Someone would just NOP out the check and publish a cracked version on the internet, so everyone who can't crack it will be able to download the cracked version.
Maybe for a regular single user who probably wouldn't of bought the product, but in an enterprise company it's a whole other story.
I myself pay for software I know I could of looked up a crack for, but being a developer I know how much effort software development takes I opt to either find an open source alternative or buy the product if reasonably priced. If I can't find a decent alternative and the price is poor, I probably wont use it, whatever it is.
I think the point is that the only way to make your software genuinely resistant to cracking is an onerous DRM scheme like you see with games or obscure engineering software. Stuff that takes a lot of work to implement (or $$ to license) and more importantly actively annoys legitimate users.
Anything short of that is probably going to be cracked for software that is even modestly popular. I think setting the bar just high enough to keep grandma from breaking it is pretty much just as good as something more sophisticated.
The psychology of it is, you can't stop nefarious users ultimately. But you need something that at least makes honest users take some extra action specifically to crack your software.
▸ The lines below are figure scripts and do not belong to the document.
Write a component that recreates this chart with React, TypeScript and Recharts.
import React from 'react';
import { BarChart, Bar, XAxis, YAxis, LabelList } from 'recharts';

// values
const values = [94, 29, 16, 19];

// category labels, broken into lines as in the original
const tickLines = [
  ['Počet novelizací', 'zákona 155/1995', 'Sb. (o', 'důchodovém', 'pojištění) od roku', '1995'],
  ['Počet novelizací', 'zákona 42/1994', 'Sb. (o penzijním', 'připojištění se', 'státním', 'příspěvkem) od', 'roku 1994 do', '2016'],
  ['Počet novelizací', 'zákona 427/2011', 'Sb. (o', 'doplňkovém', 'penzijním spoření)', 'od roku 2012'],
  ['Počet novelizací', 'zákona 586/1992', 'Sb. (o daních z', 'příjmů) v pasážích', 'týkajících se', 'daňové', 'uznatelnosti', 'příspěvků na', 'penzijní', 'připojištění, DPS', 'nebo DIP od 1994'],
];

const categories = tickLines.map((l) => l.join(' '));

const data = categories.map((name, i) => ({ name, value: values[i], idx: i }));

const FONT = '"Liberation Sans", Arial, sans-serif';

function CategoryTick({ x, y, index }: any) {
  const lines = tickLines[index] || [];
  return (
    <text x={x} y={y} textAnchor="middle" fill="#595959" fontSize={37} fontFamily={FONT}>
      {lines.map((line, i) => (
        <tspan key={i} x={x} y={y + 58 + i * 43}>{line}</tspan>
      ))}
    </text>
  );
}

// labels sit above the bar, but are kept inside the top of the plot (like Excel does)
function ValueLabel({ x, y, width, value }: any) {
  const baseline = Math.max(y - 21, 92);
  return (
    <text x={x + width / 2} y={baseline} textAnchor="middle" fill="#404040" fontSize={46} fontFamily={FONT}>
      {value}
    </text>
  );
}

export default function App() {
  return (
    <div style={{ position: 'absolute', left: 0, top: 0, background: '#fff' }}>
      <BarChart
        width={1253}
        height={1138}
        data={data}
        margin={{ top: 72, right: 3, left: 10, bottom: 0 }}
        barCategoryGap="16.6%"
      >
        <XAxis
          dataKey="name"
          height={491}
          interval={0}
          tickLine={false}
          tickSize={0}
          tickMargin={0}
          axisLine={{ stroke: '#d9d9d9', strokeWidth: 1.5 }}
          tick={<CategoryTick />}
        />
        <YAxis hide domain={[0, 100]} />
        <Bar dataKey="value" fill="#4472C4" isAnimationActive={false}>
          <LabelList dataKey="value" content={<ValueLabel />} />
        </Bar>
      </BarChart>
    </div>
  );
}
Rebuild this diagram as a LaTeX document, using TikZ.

Making them feel like they are pirating something will stop most honest users.
I think it comes down to what is easier, faster and most convenient to do -- download a cracked copy from a bittorrent site or jump through the hurdles of ordering a legitimate copy.
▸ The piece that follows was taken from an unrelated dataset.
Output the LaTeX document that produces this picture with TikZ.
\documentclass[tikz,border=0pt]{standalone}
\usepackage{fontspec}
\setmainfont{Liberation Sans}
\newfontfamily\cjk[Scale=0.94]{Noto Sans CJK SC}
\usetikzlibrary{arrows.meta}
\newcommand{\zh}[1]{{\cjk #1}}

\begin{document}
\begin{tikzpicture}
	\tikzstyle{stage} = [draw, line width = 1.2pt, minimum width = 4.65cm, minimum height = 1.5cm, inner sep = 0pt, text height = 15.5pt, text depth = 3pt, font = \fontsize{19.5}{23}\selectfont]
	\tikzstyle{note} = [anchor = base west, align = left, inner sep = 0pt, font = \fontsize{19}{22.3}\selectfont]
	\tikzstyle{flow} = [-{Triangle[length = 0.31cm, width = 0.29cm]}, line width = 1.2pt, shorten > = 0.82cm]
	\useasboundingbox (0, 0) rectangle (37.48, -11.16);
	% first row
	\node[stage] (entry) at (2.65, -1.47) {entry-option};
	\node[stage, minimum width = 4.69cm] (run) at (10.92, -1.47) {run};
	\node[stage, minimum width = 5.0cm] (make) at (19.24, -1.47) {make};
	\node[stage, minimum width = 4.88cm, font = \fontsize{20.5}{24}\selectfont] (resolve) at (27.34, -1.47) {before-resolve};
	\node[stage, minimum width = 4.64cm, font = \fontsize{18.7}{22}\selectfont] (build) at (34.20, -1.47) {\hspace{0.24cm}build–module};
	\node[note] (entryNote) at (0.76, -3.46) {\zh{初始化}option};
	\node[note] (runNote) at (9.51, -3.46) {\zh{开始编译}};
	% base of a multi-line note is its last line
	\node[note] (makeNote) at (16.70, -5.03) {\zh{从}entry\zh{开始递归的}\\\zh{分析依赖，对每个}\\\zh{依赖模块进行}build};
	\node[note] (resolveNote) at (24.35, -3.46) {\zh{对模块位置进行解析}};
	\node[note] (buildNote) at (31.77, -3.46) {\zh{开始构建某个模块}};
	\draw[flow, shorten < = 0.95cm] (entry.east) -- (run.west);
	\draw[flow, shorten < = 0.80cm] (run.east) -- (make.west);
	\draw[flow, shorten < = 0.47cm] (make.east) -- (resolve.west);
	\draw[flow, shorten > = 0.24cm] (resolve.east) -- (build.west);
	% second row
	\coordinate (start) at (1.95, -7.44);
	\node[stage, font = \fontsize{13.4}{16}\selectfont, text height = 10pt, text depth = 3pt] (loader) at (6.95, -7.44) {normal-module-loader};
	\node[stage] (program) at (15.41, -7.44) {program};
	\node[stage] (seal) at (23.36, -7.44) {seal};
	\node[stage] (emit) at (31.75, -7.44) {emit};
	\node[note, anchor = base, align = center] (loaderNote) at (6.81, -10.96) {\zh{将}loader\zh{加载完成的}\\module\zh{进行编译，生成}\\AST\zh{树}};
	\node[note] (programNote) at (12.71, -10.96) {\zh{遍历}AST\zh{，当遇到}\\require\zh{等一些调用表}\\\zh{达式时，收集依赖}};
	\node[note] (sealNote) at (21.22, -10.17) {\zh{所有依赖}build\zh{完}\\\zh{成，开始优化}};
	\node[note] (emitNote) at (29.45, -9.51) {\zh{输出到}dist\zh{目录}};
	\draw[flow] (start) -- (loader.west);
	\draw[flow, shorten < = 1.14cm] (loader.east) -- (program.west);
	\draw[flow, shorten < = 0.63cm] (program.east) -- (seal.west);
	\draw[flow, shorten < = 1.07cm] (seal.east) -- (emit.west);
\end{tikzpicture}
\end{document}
There have been many companies/independent developers who have used the "warez scene" to intentionally "leak" and distribute their software. As the software gains traction they make it easy for the user to buy a license so they can update the software from within the software. Otherwise the user has to wait until a new cracked copy gets released.
You'll never ever stop anyone from cracking your software but convenience does come at a price.
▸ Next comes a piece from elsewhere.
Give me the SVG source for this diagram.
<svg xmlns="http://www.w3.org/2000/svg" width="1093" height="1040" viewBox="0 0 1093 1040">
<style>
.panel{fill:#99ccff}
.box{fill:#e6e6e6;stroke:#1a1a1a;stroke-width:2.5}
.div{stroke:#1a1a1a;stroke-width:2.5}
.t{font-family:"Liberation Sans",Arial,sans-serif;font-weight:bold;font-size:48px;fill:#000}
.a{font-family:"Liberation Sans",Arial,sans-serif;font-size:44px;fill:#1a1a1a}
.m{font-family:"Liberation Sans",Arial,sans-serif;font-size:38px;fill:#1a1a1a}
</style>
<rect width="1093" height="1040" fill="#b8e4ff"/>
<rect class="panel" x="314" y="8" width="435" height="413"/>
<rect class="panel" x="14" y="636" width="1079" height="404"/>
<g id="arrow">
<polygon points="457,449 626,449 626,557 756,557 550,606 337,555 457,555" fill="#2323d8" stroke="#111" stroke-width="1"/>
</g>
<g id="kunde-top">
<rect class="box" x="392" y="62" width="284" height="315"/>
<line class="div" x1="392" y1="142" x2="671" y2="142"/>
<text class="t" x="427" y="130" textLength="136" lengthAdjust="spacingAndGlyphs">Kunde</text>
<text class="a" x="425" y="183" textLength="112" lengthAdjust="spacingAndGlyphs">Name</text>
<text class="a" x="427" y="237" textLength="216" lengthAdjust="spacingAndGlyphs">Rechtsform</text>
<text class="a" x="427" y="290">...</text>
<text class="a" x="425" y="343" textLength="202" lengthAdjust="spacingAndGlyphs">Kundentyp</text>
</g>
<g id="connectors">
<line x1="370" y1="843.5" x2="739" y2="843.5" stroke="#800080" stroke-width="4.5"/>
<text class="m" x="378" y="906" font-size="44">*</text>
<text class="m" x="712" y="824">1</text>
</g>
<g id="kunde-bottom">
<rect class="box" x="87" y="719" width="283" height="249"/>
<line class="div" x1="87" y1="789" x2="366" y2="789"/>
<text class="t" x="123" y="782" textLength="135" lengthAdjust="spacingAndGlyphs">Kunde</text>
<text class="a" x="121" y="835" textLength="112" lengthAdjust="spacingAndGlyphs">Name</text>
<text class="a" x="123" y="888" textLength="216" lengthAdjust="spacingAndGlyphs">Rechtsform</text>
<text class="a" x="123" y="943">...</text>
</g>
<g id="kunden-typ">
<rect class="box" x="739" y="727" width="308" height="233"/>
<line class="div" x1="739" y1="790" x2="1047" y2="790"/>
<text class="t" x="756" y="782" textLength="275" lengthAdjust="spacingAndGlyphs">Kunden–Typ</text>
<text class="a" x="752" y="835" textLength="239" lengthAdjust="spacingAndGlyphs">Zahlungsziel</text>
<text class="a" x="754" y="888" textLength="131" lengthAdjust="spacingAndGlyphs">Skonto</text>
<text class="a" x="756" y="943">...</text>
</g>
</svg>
Except the legitimate distribution channel doesn't have to be easier than the illegitimate one, it just has to be easy enough. There are plenty of incentives to use the legitimate channel, all you have to do is not make it too annoying.
I never knew anybody who wasn't able to get around licensing AND downloaded cracks. Cracks are (were? is that still a thing?) just time savers. If you can follow some tutorials on replacing a binary with an edited one, you are brave enough to learn how to edit it yourself.
Also, that user is running some random binary from the internet just not to pay. Without that crack, you would never have had that user.
It depends on who the customers are. We have license checks at my company, and they would be rather trivial to circumvent. But they are there to keep the honest people honest, not to stop a determined adversary.
Just because it is there doesn't mean people will use it, especially when you are creating B2B software. If a company was found using cracked software that would cause big problems for them. It is cheaper for them to just pay for the software.
I myself pay for software I know I could of looked up a crack for, but being a developer I know how much effort software development takes I opt to either find an open source alternative or buy the product if reasonably priced. If I can't find a decent alternative and the price is poor, I probably wont use it, whatever it is.